The gallery part is the focus of this post. Chairman Chisum had this procedural resolution he presented the House. Representative Eiland wasn't big on the resolution. So they debated. Normally a good thing. Debate is healthy in the democratic process, and Chisum and Eiland are two of the best at the mic. They both know their stuff.

But calling this routine debate is like calling The Masters "hitting the links" or The Road To The Final Four a "pick-up game." Billy Clyde cannot recall off the top of his head what the Lincoln-Douglas debates were about, but he's fairly certain they didn't last this long.

I asked three really smart people -- all former House members -- to please explain why internal procedural matters that in the past just sorta pass on their own without anyone really knowing or caring now take up a full day. All three of the smart persons told me "primaries." I nodded my head like I understood perfectly, but I didn't.

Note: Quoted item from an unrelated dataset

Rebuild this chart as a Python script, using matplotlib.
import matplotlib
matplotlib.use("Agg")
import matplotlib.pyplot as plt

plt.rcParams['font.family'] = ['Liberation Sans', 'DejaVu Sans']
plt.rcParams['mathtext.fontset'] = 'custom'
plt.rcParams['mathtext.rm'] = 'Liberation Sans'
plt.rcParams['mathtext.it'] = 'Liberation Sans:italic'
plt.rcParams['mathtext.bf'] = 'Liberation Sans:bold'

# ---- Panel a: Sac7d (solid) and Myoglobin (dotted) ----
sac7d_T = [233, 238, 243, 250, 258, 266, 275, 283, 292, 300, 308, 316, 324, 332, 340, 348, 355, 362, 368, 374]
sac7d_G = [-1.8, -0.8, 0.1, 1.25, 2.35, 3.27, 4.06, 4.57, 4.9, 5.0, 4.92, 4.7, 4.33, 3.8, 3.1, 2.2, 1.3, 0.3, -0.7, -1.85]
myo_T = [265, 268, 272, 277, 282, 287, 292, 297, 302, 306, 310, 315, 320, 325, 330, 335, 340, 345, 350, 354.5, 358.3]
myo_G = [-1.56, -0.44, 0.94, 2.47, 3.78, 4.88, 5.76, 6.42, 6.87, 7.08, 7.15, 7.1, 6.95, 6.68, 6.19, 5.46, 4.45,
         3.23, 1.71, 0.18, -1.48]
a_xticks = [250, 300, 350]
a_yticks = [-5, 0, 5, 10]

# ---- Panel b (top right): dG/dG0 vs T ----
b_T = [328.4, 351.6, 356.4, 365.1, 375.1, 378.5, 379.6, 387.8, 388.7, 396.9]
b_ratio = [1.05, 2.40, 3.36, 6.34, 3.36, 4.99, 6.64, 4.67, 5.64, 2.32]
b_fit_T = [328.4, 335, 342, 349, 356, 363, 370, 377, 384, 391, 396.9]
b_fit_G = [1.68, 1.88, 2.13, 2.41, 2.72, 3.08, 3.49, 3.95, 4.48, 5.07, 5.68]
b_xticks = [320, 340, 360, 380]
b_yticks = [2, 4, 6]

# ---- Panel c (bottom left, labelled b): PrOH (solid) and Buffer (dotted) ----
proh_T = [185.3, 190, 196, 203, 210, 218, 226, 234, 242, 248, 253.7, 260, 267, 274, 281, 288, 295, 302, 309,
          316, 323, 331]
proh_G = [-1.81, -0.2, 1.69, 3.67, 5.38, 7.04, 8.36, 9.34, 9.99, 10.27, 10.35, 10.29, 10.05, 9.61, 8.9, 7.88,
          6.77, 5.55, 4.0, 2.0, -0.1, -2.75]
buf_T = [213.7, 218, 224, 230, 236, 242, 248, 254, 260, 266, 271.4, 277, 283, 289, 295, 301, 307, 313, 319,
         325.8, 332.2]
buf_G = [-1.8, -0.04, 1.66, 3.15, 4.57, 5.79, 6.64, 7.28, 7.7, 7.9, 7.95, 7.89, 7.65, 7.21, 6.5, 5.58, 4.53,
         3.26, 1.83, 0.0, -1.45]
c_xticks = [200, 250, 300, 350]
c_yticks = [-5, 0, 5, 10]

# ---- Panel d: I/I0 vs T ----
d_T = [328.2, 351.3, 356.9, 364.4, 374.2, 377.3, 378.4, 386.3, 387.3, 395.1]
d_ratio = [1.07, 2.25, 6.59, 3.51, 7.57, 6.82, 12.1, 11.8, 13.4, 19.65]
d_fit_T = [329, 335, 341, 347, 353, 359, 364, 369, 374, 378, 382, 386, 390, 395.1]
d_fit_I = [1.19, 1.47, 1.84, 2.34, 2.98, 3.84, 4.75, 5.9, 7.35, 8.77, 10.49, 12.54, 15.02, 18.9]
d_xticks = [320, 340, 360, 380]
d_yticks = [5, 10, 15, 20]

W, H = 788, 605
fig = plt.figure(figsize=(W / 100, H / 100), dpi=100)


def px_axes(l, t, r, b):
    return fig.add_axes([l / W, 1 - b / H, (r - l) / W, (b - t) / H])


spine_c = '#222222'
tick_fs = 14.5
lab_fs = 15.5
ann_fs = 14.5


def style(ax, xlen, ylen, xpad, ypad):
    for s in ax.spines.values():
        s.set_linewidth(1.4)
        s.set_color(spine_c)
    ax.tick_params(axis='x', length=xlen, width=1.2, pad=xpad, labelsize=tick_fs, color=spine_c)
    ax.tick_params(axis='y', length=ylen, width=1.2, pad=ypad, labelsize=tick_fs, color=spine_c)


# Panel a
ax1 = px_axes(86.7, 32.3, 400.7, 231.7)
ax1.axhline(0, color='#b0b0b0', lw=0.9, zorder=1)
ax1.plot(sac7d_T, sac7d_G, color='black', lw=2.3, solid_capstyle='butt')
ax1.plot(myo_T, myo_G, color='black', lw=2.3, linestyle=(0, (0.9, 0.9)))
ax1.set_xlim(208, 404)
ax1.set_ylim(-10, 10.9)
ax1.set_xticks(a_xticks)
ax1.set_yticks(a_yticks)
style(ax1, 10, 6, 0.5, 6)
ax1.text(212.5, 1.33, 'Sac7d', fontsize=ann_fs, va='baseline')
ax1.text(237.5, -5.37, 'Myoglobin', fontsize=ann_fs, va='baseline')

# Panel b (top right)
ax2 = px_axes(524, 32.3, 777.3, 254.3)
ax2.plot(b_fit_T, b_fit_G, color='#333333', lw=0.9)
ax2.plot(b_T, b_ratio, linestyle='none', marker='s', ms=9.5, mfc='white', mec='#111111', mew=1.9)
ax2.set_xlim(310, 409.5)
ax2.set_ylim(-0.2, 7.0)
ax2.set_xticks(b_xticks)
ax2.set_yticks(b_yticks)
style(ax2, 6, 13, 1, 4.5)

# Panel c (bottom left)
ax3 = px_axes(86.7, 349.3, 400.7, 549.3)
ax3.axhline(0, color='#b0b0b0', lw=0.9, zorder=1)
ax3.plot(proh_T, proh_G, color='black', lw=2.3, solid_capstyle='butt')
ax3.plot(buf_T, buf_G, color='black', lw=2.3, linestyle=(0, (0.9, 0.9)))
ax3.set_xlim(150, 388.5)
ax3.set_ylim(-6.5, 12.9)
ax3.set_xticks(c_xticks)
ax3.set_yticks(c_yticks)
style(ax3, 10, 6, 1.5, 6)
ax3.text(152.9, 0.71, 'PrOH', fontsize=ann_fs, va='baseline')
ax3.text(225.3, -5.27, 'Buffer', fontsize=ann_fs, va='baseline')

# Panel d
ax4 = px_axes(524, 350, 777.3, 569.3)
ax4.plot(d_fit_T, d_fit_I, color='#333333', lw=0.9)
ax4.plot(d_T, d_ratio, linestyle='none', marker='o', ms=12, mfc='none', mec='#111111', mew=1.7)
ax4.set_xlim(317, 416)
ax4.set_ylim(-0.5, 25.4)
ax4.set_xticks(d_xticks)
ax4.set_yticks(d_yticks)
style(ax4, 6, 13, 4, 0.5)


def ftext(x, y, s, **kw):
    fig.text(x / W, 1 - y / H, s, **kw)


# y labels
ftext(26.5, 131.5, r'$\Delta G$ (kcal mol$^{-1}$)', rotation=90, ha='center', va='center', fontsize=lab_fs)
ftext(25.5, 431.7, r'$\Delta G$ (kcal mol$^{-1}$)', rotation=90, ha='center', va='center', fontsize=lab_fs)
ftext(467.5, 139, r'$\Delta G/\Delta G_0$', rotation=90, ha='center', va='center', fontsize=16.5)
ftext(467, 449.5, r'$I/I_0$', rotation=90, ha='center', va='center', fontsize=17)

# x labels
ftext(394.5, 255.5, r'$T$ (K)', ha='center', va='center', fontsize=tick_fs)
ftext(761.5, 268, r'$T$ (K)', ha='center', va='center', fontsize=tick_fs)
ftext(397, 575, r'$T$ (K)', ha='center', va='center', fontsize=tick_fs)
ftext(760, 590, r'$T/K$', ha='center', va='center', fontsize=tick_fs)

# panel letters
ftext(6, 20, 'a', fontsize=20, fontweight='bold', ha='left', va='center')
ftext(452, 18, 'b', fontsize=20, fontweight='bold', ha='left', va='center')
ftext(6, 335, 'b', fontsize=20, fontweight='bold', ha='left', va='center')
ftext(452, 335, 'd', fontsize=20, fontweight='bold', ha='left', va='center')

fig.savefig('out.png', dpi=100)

So I found a fourth smart person, and asked her about "primaries." She kindly explained that the primary elections in which voters select the party nominees are a concern for many members on all sides of the pie. Now that makes sense. Not in a big-picture way, but BC knows about primary elections. He's personally voted in them.

Maybe the smartest guy I talked to said that several members turned down chairmanships because of their fear about this primary thing. I asked a straightforward question: Since when did holding a leadership position and exerting influence over the process for the benefit of your constituents become a liability? He replied that he hadn't looked at it in those terms and owned up to the fact that this Session is confusing.

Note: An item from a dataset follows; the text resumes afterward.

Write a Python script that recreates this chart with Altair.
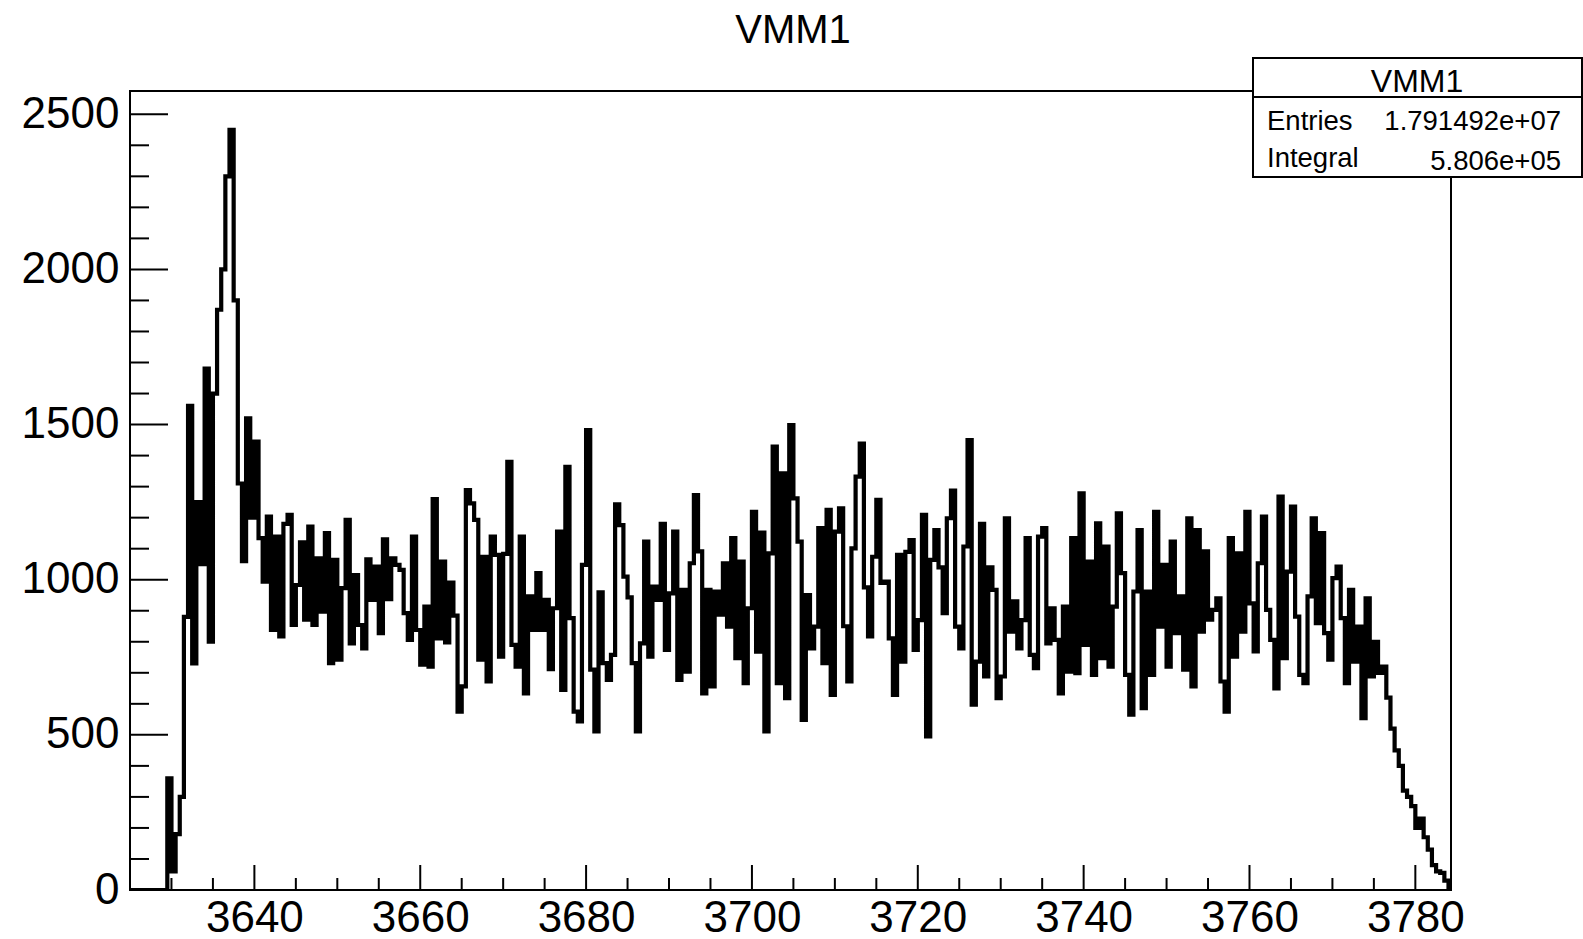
import altair as alt
import pandas as pd

# ---------------- data ----------------
BIN_START = 3625.0
BIN_WIDTH = 0.5

# bin contents, 0.5-wide bins starting at 3625
counts_3625 = [0, 0, 0, 0, 0, 0, 0, 0, 0, 360, 60, 180, 300, 880, 1560, 730, 1250, 1050, 1680, 800,
               1600, 1870, 2000, 2300, 2450, 1900, 1310, 1060, 1520, 1200]
counts_3640 = [1445, 1134, 994, 1203, 838, 1139, 817, 1180, 1209, 854, 983, 1120, 871, 1171, 854, 1069, 897, 1150, 731, 1064,
               742, 973, 1193, 795, 1015, 854, 779, 1066, 935, 1042, 828, 1130, 937, 1069, 1048, 1032, 892, 806, 1139, 838]
counts_3660 = [726, 913, 720, 1260, 811, 1058, 798, 991, 884, 575, 656, 1289, 1246, 1193, 742, 1074, 672, 1139, 1080, 752,
               1083, 1380, 790, 720, 1139, 634, 946, 838, 1021, 838, 935, 712, 908, 1155, 645, 1364, 876, 575, 543, 1048]
counts_3680 = [1482, 710, 511, 959, 731, 677, 758, 1243, 1176, 1010, 943, 731, 511, 795, 1123, 752, 978, 935, 1180, 774,
               956, 1155, 677, 967, 704, 1053, 1273, 1091, 634, 967, 656, 962, 887, 1053, 849, 1134, 747, 1058, 667, 908]
counts_3700 = [1219, 768, 1152, 511, 1085, 1429, 667, 1343, 618, 1498, 1262, 1123, 548, 950, 779, 849, 1166, 731, 1225, 629,
               1155, 1230, 850, 672, 1101, 1332, 1439, 975, 817, 1074, 1257, 990, 994, 811, 629, 1080, 736, 1090, 1128, 774]
counts_3720 = [870, 1209, 495, 1064, 1160, 1040, 892, 1198, 1287, 849, 779, 1107, 1450, 597, 736, 1180, 688, 1040, 967, 618,
               688, 1198, 833, 930, 779, 870, 1134, 758, 715, 1139, 1166, 795, 908, 806, 634, 913, 704, 1134, 699, 1278]
counts_3740 = [790, 1058, 693, 1182, 747, 1107, 720, 913, 1214, 1021, 693, 565, 962, 1160, 586, 962, 693, 1219, 849, 1048,
               720, 1123, 828, 946, 710, 1198, 656, 1160, 833, 1091, 871, 903, 940, 672, 575, 1134, 752, 1085, 833, 1219]
counts_3760 = [924, 769, 1053, 1203, 903, 806, 650, 1268, 747, 1026, 1236, 881, 693, 667, 946, 1198, 860, 1150, 828, 742,
               1005, 1042, 876, 667, 967, 736, 849, 554, 940, 688, 800, 700, 720, 620, 520, 450, 400, 320, 300, 270]
counts_3780 = [200, 230, 170, 130, 80, 60, 55, 30, 0]

counts = (counts_3625 + counts_3640 + counts_3660 + counts_3680 + counts_3700
          + counts_3720 + counts_3740 + counts_3760 + counts_3780)
edges = [BIN_START + BIN_WIDTH * i for i in range(len(counts) + 1)]
hist = pd.DataFrame({"x": edges, "count": counts + [counts[-1]]})

x_major = [3640, 3660, 3680, 3700, 3720, 3740, 3760, 3780]
x_minor = [3630, 3635, 3645, 3650, 3655, 3665, 3670, 3675, 3685, 3690, 3695, 3705, 3710, 3715,
           3725, 3730, 3735, 3745, 3750, 3755, 3765, 3770, 3775]
y_major = [0, 500, 1000, 1500, 2000, 2500]
y_minor = [100, 200, 300, 400, 600, 700, 800, 900, 1100, 1200, 1300, 1400, 1600, 1700, 1800, 1900,
           2100, 2200, 2300, 2400]

title_text = ["VMM1"]
stats_title = ["VMM1"]
stats_names = ["Entries", "Integral"]
stats_values = ["1.791492e+07", "5.806e+05"]

X_DOMAIN = [3625.0, 3784.3]
Y_DOMAIN = [0, 2575]

# ---------------- layout ----------------
W, H = 1321, 799
FONT = "Liberation Sans"

xs = alt.Scale(domain=X_DOMAIN, nice=False, zero=False)
ys = alt.Scale(domain=Y_DOMAIN, nice=False, zero=False)

xaxis = alt.Axis(values=x_major, format="d", ticks=False, domain=False, grid=False,
                 labelFontSize=44, labelFont=FONT, labelColor="black", labelPadding=6,
                 labelFlush=False, labelOverlap=False, title=None)
yaxis = alt.Axis(values=y_major, format="d", ticks=False, domain=False, grid=False,
                 labelFontSize=44, labelFont=FONT, labelColor="black", labelPadding=11,
                 labelFlush=False, labelOverlap=False, title=None)

line = alt.Chart(hist).mark_line(
    interpolate="step-after", color="black", strokeWidth=4.2, clip=True,
    strokeJoin="miter", strokeCap="square"
).encode(
    x=alt.X("x:Q", scale=xs, axis=xaxis),
    y=alt.Y("count:Q", scale=ys, axis=yaxis),
)

one = pd.DataFrame({"k": [0]})

frame = alt.Chart(one).mark_rect(filled=False, stroke="black", strokeWidth=2).encode(
    x=alt.value(0), x2=alt.value(W), y=alt.value(0), y2=alt.value(H)
)

ymaj = alt.Chart(pd.DataFrame({"count": y_major})).mark_rule(color="black", strokeWidth=2).encode(
    y=alt.Y("count:Q", scale=ys, axis=yaxis), x=alt.value(0), x2=alt.value(38)
)
ymin = alt.Chart(pd.DataFrame({"count": y_minor})).mark_rule(color="black", strokeWidth=2).encode(
    y=alt.Y("count:Q", scale=ys, axis=yaxis), x=alt.value(0), x2=alt.value(19)
)
xmaj = alt.Chart(pd.DataFrame({"x": x_major})).mark_rule(color="black", strokeWidth=2).encode(
    x=alt.X("x:Q", scale=xs, axis=xaxis), y=alt.value(H), y2=alt.value(H - 25)
)
xmin = alt.Chart(pd.DataFrame({"x": x_minor})).mark_rule(color="black", strokeWidth=2).encode(
    x=alt.X("x:Q", scale=xs, axis=xaxis), y=alt.value(H), y2=alt.value(H - 12)
)

# chart title (drawn as text so the stats box does not push it off the page)
title = alt.Chart(pd.DataFrame({"t": title_text})).mark_text(
    font=FONT, fontSize=40, color="black", align="center", baseline="alphabetic"
).encode(text="t:N", x=alt.value(663), y=alt.value(-48))

# stats box (ROOT style)
BOX_L, BOX_R, BOX_T, BOX_B, SEP = 1123, 1452, -33, 86, 6
box = alt.Chart(one).mark_rect(fill="white", stroke="black", strokeWidth=2).encode(
    x=alt.value(BOX_L), x2=alt.value(BOX_R), y=alt.value(BOX_T), y2=alt.value(BOX_B)
)
sep = alt.Chart(one).mark_rule(color="black", strokeWidth=2).encode(
    x=alt.value(BOX_L), x2=alt.value(BOX_R), y=alt.value(SEP)
)
stitle = alt.Chart(pd.DataFrame({"t": stats_title})).mark_text(
    font=FONT, fontSize=32, color="black", align="center", baseline="alphabetic"
).encode(text="t:N", x=alt.value(1287), y=alt.value(1))
sname1 = alt.Chart(pd.DataFrame({"t": stats_names[:1]})).mark_text(
    font=FONT, fontSize=27.5, color="black", align="left", baseline="alphabetic"
).encode(text="t:N", x=alt.value(1137), y=alt.value(39))
sname2 = alt.Chart(pd.DataFrame({"t": stats_names[1:]})).mark_text(
    font=FONT, fontSize=27.5, color="black", align="left", baseline="alphabetic"
).encode(text="t:N", x=alt.value(1137), y=alt.value(76))
sval1 = alt.Chart(pd.DataFrame({"t": stats_values[:1]})).mark_text(
    font=FONT, fontSize=27.5, color="black", align="right", baseline="alphabetic"
).encode(text="t:N", x=alt.value(1431), y=alt.value(39))
sval2 = alt.Chart(pd.DataFrame({"t": stats_values[1:]})).mark_text(
    font=FONT, fontSize=27.5, color="black", align="right", baseline="alphabetic"
).encode(text="t:N", x=alt.value(1431), y=alt.value(79))

chart = alt.layer(
    frame, ymaj, ymin, xmaj, xmin, line, title, box, sep, stitle, sname1, sname2, sval1, sval2
).properties(
    width=W, height=H,
    autosize=alt.AutoSizeParams(type="none"),
    padding={"left": 130, "top": 91, "right": 132, "bottom": 49},
    background="white",
).configure_view(stroke="transparent")

chart.save("out.html", embed_options={"renderer": "svg", "actions": False})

So it's not just Billy Clyde. That makes me feel better.


P.S. Remember when a big part of the legislative process was scrubbing bills? You'd sit down with the committee report and look over the posting times and hearing times and room numbers and witness lists and the minutes and the bill analyses and search for potential parliamentary problems. Then you'd give to to a buddy, so a fresh set of eyeballs could review it. If necessary, you gave it to Legislative Council for further scrubbing. All in the hopes that you had a clean committee report that couldn't be taken down by a point of order.

Doesn't seem like that happens any more.

7 comments:

texxasredd said...

a rubber stamp has no need of a spine...

Miss M said...

I used to be a bill scrubber. It made my hands all dry and wrinkly.

dreamer said...

If you concentrate too hard on the procedure stuff, you can sometimes lose out on some of the entertainment value, so be careful about that. And speaking of unions, I was there when your friend and mine Joe Deshotel, of blog post fame, was being talked into joining TSEU. At least the attempt was being made; I'm not sure if the deal was closed or not.

Anonymous said...

What's the point of scrubbing bills if the chair's just going to issue bs rulings like yesterday?

Anonymous said...

BC,

Shake here. You might think of this from a football perspective. Suppose the team got together and decided to vote on whether the coach was a dipstick and needed to be canned.

This, of course, would hack off the coach no end, and he would put forward a big effort to hang on to his job and pride. In the end, the coach wins comfortably, but there are a whole lot of players who still don't trust him and hate him for making them run extra laps all the time.

So, they screw with the coach any chance they get, regardless of whether it's productive. And they will continue to dick with the coach until they graduate or his sorry ass is gone.

Tell Barbara Jane that we'll always have Paris, Texas.

Tryin' one...

Billy Clyde said...

Redd:
... but it don't hurt nothing.

Miss M:
You should try soaking those lovely hands in that green dishwashing fluid.

Dreamer:
What?

Anon:
I haven't researched or even read the ruling. The inner kindness in me wants to believe that it was issued in good faith and wasn't just result-oriented. You may have studied it in-depth and know what you are talking about. I haven't and don't, so I'm operating under the assumption that the Chair played honest cop in the deal.

dreamer said...

Sorry, I wasn't trying to be obtuse. Some legislators, being state employees, belong to the Texas State Employees Union. So yeah, they're unionized, sort of in the sense that the rest of the state is. That hourly doesn't amount to much, though.